Closing the yawning gap between the money athletic departments receive and the amount players earn is the target of California’s Senate Bill (SB) 206, also known as the Fair Pay to Play Act. The bill, which would go into effect in 2023 if passed, allows athletes at four-year colleges and universities in California to receive compensation for the use of their “name, image, and likeness,” opening the door for college athletes to sign endorsement deals. The bill would also allow college athletes to obtain professional representation, for example, a lawyer or agent, in dealing with any contracts they might sign. College athletes are currently not prohibited from doing so by state laws, but by the National Collegiate Athletics Association’s (NCAA) rules.
Ultimately, SB 206 will benefit student athletes at schools with high-profile athletic programs, such as Stanford, the University of Southern California, the University of California Los Angeles, or even San Diego State University, more than students at the University of San Diego. While Stanford’s football program raked in more than $19 million in profit in 2017, the U.S. Department of Education reports USD’s football program earned only $987,010. This is not to say that USD student athletes are less deserving than those at Stanford, but instead that USD’s athletics programs have nowhere near the national prestige of those at Stanford, USC, UCLA, or SDSU.
In recent history, only one USD athlete — former Torero baseball star Kris Bryant — has come close to the superstar level necessary to cash in on big-money endorsement deals. In comparison to star athletes like USC’s Sam Darnold, UCLA’s Khalil Mack, or Stanford’s Bryce Love, any deals that USD athletes might sign are likely to be relatively small. In essence, SB 206 is unlikely to provide more than a marginal benefit to USD student athletes.
That benefit looks even smaller when compared to the possible retribution that the NCAA has already threatened. In June, the association’s president, Mark Emmert, stated that should SB 206 become law, the executive body would ban California from competing in championship tournaments. This would mean no playoffs for a USD football program which has been to the postseason for three years straight, no tournament for a USD volleyball program which has not missed the postseason in nearly a decade, and no March Madness for either USD men’s or women’s basketball. While SB 206 expressly prohibits any “athletic association, conference, or other group or organization with authority over intercollegiate athletics” from barring California schools from competition, the NCAA has the power to decide which schools get to play, not the state of California.
Under this threat from the NCAA, the passage of SB 206 creates a huge risk for USD athletes while not guaranteeing a reward. Looking solely through this lens, USD should obviously oppose SB 206. However, there is also a moral element to the Fair Pay to Play Act.

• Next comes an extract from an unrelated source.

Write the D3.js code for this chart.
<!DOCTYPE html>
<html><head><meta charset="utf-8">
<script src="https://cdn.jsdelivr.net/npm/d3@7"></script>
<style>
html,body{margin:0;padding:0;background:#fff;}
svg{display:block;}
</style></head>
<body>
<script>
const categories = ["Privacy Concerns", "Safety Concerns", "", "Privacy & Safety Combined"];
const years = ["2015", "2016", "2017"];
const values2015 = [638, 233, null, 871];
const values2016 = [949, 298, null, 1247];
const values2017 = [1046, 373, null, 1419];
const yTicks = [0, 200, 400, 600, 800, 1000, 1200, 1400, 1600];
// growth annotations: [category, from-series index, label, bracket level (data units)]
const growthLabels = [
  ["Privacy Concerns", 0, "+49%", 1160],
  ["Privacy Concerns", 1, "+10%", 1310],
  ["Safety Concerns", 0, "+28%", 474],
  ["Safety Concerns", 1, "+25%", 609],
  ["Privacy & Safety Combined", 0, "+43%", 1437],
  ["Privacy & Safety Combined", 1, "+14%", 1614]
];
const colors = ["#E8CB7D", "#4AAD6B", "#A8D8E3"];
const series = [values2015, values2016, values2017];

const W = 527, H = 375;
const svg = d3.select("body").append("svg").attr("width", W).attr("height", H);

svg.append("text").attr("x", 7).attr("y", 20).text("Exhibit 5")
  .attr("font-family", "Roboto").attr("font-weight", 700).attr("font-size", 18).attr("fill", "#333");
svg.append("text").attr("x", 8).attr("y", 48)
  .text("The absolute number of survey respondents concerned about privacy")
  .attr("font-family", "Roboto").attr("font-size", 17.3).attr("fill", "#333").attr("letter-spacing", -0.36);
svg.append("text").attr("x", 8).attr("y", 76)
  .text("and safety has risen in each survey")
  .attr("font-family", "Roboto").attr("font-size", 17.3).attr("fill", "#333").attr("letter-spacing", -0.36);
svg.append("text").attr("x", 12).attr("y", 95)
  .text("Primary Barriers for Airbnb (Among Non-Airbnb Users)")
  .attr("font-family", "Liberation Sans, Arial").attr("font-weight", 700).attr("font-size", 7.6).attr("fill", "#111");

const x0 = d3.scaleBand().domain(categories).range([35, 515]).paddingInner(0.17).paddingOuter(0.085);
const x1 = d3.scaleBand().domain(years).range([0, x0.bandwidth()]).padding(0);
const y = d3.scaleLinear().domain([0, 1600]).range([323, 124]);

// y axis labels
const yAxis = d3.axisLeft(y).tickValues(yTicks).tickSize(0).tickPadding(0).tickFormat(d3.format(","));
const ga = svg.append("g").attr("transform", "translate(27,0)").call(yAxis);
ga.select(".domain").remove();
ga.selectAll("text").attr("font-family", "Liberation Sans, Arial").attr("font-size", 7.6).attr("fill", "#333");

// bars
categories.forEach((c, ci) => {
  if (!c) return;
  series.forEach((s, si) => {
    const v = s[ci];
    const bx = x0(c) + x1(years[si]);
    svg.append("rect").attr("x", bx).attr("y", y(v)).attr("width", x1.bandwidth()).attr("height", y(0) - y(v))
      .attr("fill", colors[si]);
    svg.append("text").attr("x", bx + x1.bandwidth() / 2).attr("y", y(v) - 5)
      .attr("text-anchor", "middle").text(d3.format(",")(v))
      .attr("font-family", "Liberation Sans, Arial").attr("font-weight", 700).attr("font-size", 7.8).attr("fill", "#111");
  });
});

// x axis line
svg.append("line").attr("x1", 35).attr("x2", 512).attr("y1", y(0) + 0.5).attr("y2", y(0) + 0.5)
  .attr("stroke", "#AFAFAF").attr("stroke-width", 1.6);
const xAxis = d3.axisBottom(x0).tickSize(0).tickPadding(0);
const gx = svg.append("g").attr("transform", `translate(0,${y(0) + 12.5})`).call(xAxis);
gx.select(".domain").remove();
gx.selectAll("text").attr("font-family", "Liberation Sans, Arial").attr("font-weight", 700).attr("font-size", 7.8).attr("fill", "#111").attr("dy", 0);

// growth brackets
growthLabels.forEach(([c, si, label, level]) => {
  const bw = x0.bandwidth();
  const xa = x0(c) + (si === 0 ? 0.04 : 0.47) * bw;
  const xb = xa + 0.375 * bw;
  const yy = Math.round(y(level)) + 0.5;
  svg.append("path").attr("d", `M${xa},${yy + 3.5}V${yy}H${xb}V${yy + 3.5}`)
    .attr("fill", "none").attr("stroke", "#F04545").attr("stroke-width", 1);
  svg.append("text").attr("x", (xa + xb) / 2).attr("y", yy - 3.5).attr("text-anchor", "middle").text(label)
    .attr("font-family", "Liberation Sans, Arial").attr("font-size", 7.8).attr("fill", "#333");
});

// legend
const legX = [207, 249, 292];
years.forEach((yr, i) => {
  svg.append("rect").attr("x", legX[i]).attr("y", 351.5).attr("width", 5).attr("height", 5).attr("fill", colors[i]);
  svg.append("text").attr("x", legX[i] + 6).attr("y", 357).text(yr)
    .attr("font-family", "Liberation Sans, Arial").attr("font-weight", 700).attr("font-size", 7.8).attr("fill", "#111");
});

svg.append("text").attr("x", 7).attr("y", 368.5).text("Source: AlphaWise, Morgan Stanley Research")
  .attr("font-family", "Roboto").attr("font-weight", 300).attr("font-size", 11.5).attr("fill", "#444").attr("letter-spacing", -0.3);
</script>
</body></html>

Explicitly, SB 206 allows student athletes to benefit from the use of their name and face and to obtain professional representation. Implicitly, the Fair Pay to Play Act puts a crack in the NCAA’s façade of amateurism — the assertion that college sports are just for fun, and that college athletes are not professionals. That façade weakly conceals the enormity of the industry that college sports have become.
Having already looked at the money involved, consider the pure spectacle of college sports. Look at the amount of television coverage, from ESPN’s College Gameday to prime-time coverage of the College Football Playoff. Look at sold-out stadiums; the Rose Bowl seats just over 90,000 and the LA Memorial Coliseum seats around 78,000. Look at the media circus of March Madness alone, from “bracketology” shows to national broadcasts of all 67 games.

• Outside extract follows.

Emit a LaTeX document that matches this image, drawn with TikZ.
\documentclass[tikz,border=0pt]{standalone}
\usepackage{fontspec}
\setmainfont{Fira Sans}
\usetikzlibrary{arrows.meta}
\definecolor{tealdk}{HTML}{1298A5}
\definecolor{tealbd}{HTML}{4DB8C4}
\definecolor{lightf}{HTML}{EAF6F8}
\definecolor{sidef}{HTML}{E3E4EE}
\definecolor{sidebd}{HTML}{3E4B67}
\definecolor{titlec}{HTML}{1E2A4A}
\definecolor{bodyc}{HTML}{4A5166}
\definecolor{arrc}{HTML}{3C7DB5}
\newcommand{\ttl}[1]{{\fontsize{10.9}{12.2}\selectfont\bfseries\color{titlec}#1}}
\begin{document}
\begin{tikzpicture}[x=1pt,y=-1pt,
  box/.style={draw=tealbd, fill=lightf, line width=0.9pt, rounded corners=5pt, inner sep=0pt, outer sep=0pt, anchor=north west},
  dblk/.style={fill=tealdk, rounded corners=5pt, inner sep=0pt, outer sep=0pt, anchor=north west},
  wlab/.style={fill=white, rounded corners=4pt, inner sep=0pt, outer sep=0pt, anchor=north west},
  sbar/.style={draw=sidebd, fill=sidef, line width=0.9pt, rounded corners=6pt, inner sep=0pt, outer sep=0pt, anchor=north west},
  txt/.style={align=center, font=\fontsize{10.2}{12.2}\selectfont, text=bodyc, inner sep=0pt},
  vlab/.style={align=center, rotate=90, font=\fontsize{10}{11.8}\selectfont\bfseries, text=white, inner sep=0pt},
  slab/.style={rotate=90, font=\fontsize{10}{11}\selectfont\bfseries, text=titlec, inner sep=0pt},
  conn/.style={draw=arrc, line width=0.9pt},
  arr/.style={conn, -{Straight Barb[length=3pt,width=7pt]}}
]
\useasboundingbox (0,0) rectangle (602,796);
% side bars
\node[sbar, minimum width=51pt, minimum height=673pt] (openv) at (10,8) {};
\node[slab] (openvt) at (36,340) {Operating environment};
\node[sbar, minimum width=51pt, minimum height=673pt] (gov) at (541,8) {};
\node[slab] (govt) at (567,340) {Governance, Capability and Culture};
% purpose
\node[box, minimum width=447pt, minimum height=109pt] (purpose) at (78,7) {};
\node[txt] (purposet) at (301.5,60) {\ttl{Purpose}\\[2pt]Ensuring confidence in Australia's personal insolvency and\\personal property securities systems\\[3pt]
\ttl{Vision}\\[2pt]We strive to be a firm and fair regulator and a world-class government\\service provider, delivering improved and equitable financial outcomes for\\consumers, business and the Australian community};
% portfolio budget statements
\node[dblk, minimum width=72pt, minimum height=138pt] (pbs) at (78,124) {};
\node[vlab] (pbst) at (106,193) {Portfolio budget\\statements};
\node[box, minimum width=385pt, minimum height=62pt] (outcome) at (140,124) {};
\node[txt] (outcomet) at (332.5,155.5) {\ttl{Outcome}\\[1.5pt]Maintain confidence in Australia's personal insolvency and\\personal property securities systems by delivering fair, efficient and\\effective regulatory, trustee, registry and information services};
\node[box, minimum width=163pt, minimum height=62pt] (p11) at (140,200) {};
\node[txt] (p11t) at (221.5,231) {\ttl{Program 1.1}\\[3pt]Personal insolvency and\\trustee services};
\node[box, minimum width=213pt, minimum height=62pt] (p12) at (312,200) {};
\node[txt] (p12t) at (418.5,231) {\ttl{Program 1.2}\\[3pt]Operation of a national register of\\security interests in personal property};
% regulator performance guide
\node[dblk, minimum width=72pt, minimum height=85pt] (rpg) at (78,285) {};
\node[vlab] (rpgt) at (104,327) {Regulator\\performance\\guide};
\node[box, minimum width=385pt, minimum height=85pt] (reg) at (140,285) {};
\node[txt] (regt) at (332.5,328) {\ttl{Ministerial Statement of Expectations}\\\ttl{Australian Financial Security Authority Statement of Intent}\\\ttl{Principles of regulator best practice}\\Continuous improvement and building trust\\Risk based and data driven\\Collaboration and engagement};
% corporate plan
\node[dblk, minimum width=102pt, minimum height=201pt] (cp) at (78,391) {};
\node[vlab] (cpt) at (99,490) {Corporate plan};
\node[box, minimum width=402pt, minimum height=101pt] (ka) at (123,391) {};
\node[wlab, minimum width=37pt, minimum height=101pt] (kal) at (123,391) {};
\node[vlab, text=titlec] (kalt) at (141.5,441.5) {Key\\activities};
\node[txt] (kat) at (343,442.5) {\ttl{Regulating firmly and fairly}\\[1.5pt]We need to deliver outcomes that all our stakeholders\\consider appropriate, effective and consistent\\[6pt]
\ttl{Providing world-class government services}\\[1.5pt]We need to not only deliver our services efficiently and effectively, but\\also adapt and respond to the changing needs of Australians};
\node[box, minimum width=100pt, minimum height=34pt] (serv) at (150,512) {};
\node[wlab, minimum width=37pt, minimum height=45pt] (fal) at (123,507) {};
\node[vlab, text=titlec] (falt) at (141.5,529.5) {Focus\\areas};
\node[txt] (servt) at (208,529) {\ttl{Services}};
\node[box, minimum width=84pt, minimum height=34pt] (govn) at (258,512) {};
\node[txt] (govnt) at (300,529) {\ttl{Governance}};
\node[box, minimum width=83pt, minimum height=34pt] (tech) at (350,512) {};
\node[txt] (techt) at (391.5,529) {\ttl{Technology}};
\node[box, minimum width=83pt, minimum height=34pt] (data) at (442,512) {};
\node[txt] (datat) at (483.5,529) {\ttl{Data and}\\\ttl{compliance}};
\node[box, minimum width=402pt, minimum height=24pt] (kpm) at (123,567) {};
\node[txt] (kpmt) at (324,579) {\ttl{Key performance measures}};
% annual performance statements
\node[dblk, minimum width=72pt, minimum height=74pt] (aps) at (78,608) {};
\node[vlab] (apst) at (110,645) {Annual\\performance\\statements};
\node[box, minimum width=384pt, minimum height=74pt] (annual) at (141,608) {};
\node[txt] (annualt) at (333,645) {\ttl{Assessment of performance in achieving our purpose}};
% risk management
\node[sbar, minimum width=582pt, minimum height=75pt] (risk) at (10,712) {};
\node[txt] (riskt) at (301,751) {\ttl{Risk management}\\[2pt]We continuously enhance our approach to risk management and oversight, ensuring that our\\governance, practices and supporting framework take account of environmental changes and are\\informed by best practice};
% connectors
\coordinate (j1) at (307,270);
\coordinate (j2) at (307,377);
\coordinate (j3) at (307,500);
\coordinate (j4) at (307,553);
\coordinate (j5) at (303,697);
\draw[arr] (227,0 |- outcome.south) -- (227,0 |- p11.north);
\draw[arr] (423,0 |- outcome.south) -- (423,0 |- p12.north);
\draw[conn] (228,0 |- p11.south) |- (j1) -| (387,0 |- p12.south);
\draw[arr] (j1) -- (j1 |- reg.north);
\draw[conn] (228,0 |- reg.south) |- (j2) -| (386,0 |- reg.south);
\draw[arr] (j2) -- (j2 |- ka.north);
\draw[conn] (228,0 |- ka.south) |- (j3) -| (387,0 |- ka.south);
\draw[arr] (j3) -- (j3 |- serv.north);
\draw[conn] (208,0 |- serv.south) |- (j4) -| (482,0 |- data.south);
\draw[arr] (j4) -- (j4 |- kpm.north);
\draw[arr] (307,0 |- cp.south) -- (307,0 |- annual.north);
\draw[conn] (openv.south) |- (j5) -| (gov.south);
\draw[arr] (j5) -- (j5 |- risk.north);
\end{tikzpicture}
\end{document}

Add to that spectacle the money involved, and to call college sports “amateur” is a gross miscategorization. Athletic departments across the country bring in revenues in the $100 million range yearly, making college sports not only an industry, but a billion-dollar industry. College sports is also an industry in which the people who create the product, the athletes themselves, see practically none of the money they generate. In any other industry, this would be unquestionably unacceptable. While college athletes do not necessarily match the traditional view of what a worker is, they are still workers, and therefore deserve to be paid.

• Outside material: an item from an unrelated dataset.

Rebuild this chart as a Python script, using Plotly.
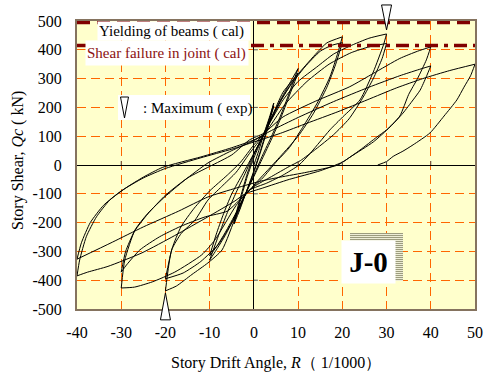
import plotly.graph_objects as go

# ---- hysteresis record: story drift angle R (1/1000) and story shear Qc (kN) ----
drift = [
    0, 1, 2.2, 3.5, 4.5,
    3, 1.5, 0, -2, -3.3, -4.5,
    -3, -1.5, 0, 2.2, 3.5, 4.5,
    3, 1.5, 0, -2, -3.3, -4.5,
    -3, -1.5, 0, 2.2, 4, 6.5, 8.5, 10,
    8, 6, 4, 2, 0, -2.2, -4, -6.5, -8.5, -10,
    -8, -6, -4, -2, 0, 2.2, 4, 6.5, 8.5, 10,
    8, 6, 4, 2, 0, -2.2, -4, -6.5, -8.5, -10,
    -8.5, -7, -5, -2.5, 0, 2.2, 4, 6.6, 10.4, 14.2, 16.5, 20,
    19, 17.2, 14.5, 11, 8, 5, 2, -2, -4, -7.2, -10.4, -14, -17.5, -20,
    -18.6, -16.4, -13.3, -10.4, -7.3, -4, -1, 2.2, 5, 8, 11.5, 15, 17.5, 20,
    18.5, 16.5, 13.5, 10, 6, 3, 0, -2.2, -5, -8, -12, -16, -20,
    -18.5, -16.5, -13.5, -10, -6, -3, 0, 2, 6.6, 10, 14.2, 18, 21.7, 26, 30,
    29.3, 27, 24, 20.1, 17.2, 14.9, 12.7, 10.2, 6.6, 2.9, -1, -4, -8.8, -11.8, -17.9, -23, -27, -30,
    -29.2, -26.9, -24, -20.1, -15.6, -10.4, -5, 0, 2.2, 7, 12, 17, 22, 26, 30,
    29, 27, 24.5, 21.5, 18, 14, 10.5, 8, 4, 0, -2.2, -6, -11, -16.7, -21.3, -25.8, -28.8, -30,
    -29, -27, -24, -20, -15, -10, -5, -1, 2.2, 6.6, 14, 21.7, 27, 33, 37, 40,
    39, 37, 35, 33, 30, 27.8, 24, 20, 15, 8, 2, -2, -4.3, -10.4, -17.9, -25.3, -33, -37.6, -40,
    -39.4, -37.9, -35.6, -32.6, -28.8, -25, -20.6, -12, -5, 0, 4, 10, 18, 26, 33, 37, 40,
    39, 37.6, 36, 33.7, 30.8, 27, 22, 19, 12, 6, 1.8, -4, -10.4, -17, -25, -32, -40,
    -39, -37, -34, -30, -25, -20, -12, -5, 0, 6, 12, 19, 25.6, 32.3, 38.2, 44.3, 50,
    49, 47.5, 45.9, 43, 39.8, 36, 33.7, 31.5, 30, 28,
]
shear = [
    0, 45, 105, 165, 215,
    130, 50, -20, -105, -160, -205,
    -120, -40, 25, 105, 160, 205,
    120, 45, -25, -105, -155, -195,
    -110, -30, 35, 105, 165, 240, 295, 335,
    250, 170, 100, 35, -35, -110, -170, -245, -295, -330,
    -245, -165, -95, -30, 40, 105, 160, 235, 285, 320,
    240, 160, 90, 25, -40, -110, -165, -235, -285, -315,
    -240, -175, -100, -30, 40, 105, 165, 253, 323, 389, 424, 445,
    390, 306, 220, 130, 60, 10, -45, -105, -175, -295, -340, -380, -420, -437,
    -295, -237, -191, -122, -75, -25, 40, 105, 195, 270, 340, 395, 415, 425,
    350, 270, 180, 100, 30, -20, -70, -110, -200, -275, -335, -375, -395,
    -290, -215, -150, -90, -35, 10, 70, 105, 226, 290, 340, 385, 413, 440, 455,
    417, 323, 226, 167, 122, 80, 40, 0, -35, -63, -87, -140, -260, -312, -372, -406, -424, -427,
    -330, -226, -168, -110, -52, 7, 50, 85, 105, 210, 290, 350, 390, 410, 422,
    370, 300, 230, 160, 105, 55, 15, -5, -40, -75, -105, -160, -180, -214, -249, -295, -347, -372,
    -300, -230, -170, -105, -45, -5, 35, 87, 110, 167, 222, 272, 318, 370, 395, 410,
    365, 300, 245, 170, 122, 97, 52, 10, -20, -50, -80, -100, -125, -180, -245, -305, -352, -372, -385,
    -330, -249, -180, -122, -78, -42, -8, 28, 60, 87, 120, 165, 220, 270, 310, 330, 344,
    307, 260, 226, 180, 132, 80, 30, 0, -25, -42, -55, -80, -111, -160, -215, -268, -327,
    -270, -200, -140, -90, -45, -12, 25, 55, 80, 110, 145, 185, 226, 268, 300, 328, 350,
    310, 270, 226, 170, 111, 70, 48, 30, 12, 0,
]

# calculated strengths (kN)
beam_yield_shear = 495
joint_shear_failure = 415

# experimental maxima (R, Qc)
max_positive = (30, 455)
max_negative = (-20, -437)

x_range = [-40, 50]
y_range = [-500, 500]
x_tick_vals = [-40, -30, -20, -10, 0, 10, 20, 30, 40, 50]
x_tick_text = ["-40", "-30", "-20", "-10", "0", "10", "20", "30", "40", "50"]
y_tick_vals = [-500, -400, -300, -200, -100, 0, 100, 200, 300, 400, 500]
y_tick_text = ["-500", "-400", "-300", "-200", "-100", "0", "100", "200", "300", "400", "500"]

SERIF = "Liberation Serif"
W, H = 486, 378
ML, MR, MT, MB = 77, 11, 21, 69
PW, PH = W - ML - MR, H - MT - MB


def px_x(px):
    return (px - ML) / PW


def px_y(py):
    return (H - MB - py) / PH


def dom_x(v):
    return (v - x_range[0]) / (x_range[1] - x_range[0])


def dom_y(v):
    return (v - y_range[0]) / (y_range[1] - y_range[0])


fig = go.Figure()

# split the loading path at every reversal so each half-cycle keeps a sharp peak
breaks = [0]
for i in range(1, len(drift) - 1):
    if (drift[i] - drift[i - 1]) * (drift[i + 1] - drift[i]) < 0:
        breaks.append(i)
breaks.append(len(drift) - 1)
for a, b in zip(breaks[:-1], breaks[1:]):
    fig.add_trace(go.Scatter(
        x=drift[a:b + 1], y=shear[a:b + 1], mode="lines",
        line=dict(color="black", width=1, shape="spline", smoothing=0.55),
        showlegend=False, hoverinfo="skip",
    ))

# calculated strength levels
fig.add_trace(go.Scatter(
    x=x_range, y=[beam_yield_shear] * 2, mode="lines",
    line=dict(color="#800000", width=3.5, dash="13px,7px"),
    showlegend=False, hoverinfo="skip",
))
fig.add_trace(go.Scatter(
    x=x_range, y=[joint_shear_failure] * 2, mode="lines",
    line=dict(color="#800000", width=3.5, dash="13px,6px,4px,6px"),
    showlegend=False, hoverinfo="skip",
))

shapes = []
# small tick marks along the zero lines
for v in x_tick_vals[1:-1]:
    if v == 0:
        continue
    shapes.append(dict(type="line", xref="x", yref="y", x0=v, x1=v,
                       ysizemode="pixel", yanchor=0, y0=0, y1=4,
                       line=dict(color="#555555", width=1)))
for v in y_tick_vals[1:-1]:
    if v == 0:
        continue
    shapes.append(dict(type="line", xref="x", yref="y", y0=v, y1=v,
                       xsizemode="pixel", xanchor=0, x0=0, x1=4,
                       line=dict(color="#555555", width=1)))

# slender triangles marking the experimental maxima
tri = dict(type="path", xref="x domain", yref="y domain",
           xsizemode="pixel", ysizemode="pixel",
           fillcolor="white", line=dict(color="black", width=1), layer="above")
shapes.append(dict(tri, xanchor=dom_x(max_positive[0]), yanchor=dom_y(max_positive[1]),
                   path="M -5 29 L 5 29 L 0 4 Z"))
shapes.append(dict(tri, xanchor=dom_x(max_negative[0]), yanchor=dom_y(max_negative[1]),
                   path="M -5 -29 L 5 -29 L 0 -2 Z"))

# white box of the maxima legend entry, then its symbol
shapes.append(dict(type="rect", xref="paper", yref="paper",
                   x0=px_x(118), x1=px_x(250), y0=px_y(120), y1=px_y(95),
                   fillcolor="white", line=dict(width=0), layer="above"))
shapes.append(dict(tri, xanchor=px_x(124.5), yanchor=px_y(118), xref="paper", yref="paper",
                   path="M -4 21 L 4 21 L 0 0 Z"))

# striped shadow behind the specimen label
shapes.append(dict(type="rect", xref="paper", yref="paper",
                   x0=px_x(350), x1=px_x(403), y0=px_y(281), y1=px_y(233),
                   fillcolor="#EDEDD6", line=dict(width=0), layer="above"))
for k in range(24):
    yy = 233.5 + 2 * k
    shapes.append(dict(type="line", xref="paper", yref="paper",
                       x0=px_x(350), x1=px_x(403), y0=px_y(yy), y1=px_y(yy),
                       line=dict(color="#9C9C7E", width=1), layer="above"))

annotations = [
    dict(text="Yielding of beams ( cal)", xref="paper", yref="paper",
         x=px_x(97), y=px_y(21), xanchor="left", yanchor="top",
         width=150, height=16, align="left", bgcolor="white", borderpad=1,
         showarrow=False, font=dict(family=SERIF, size=15, color="black")),
    dict(text="Shear failure in joint ( cal)", xref="paper", yref="paper",
         x=px_x(85), y=px_y(40), xanchor="left", yanchor="top",
         width=160, height=22, align="left", bgcolor="white", borderpad=1,
         showarrow=False, font=dict(family=SERIF, size=15, color="#8B1010")),
    dict(text=": Maximum ( exp)", xref="paper", yref="paper",
         x=px_x(141), y=px_y(108), xanchor="left", yanchor="middle",
         showarrow=False, font=dict(family=SERIF, size=15, color="black")),
    dict(text="<b>J-0</b>", xref="paper", yref="paper",
         x=px_x(368.5), y=px_y(262), xanchor="center", yanchor="middle",
         width=53, height=42, bgcolor="white", borderpad=0,
         showarrow=False, font=dict(family=SERIF, size=29, color="black")),
    dict(text="Story Drift Angle, <i>R</i>\uff08 1/1000\uff09", xref="paper", yref="paper",
         x=px_x(276), y=px_y(363), xanchor="center", yanchor="middle",
         showarrow=False, font=dict(family=SERIF, size=16, color="black")),
    dict(text="Story Shear, <i>Qc</i> ( kN)", xref="paper", yref="paper",
         x=px_x(18), y=px_y(161), xanchor="center", yanchor="middle", textangle=-90,
         showarrow=False, font=dict(family=SERIF, size=16, color="black")),
]

axis_common = dict(
    showgrid=True, gridcolor="#FF6600", gridwidth=1, griddash="9px,5px",
    zeroline=True, zerolinecolor="black", zerolinewidth=1,
    showline=True, mirror=True, linecolor="#85735F", linewidth=2,
    ticks="", tickfont=dict(family=SERIF, size=16, color="black"),
    fixedrange=True, automargin=False,
)

fig.update_layout(
    width=W, height=H,
    font=dict(family=SERIF, size=16, color="black"),
    margin=dict(l=ML, r=MR, t=MT, b=MB),
    paper_bgcolor="white", plot_bgcolor="#FFFFCC",
    xaxis=dict(axis_common, range=x_range, tickmode="array",
               tickvals=x_tick_vals, ticktext=x_tick_text, ticklabelstandoff=8),
    yaxis=dict(axis_common, range=y_range, tickmode="array",
               tickvals=y_tick_vals, ticktext=y_tick_text, ticklabelstandoff=10),
    shapes=shapes, annotations=annotations, showlegend=False,
)

fig.write_html("out.html", config={"displayModeBar": False})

SB 206 is not a perfect bill. Superstar athletes will likely receive the most benefit, and the state of California may face a legal battle with the NCAA to keep California schools in postseason competitions. However, SB 2o6 is the first tangible step in combating what could be called exploitation of college athletes. Most importantly, it asserts that no matter what industry, the workers — those who create the product that industry sells — have the right to be paid fairly for their work.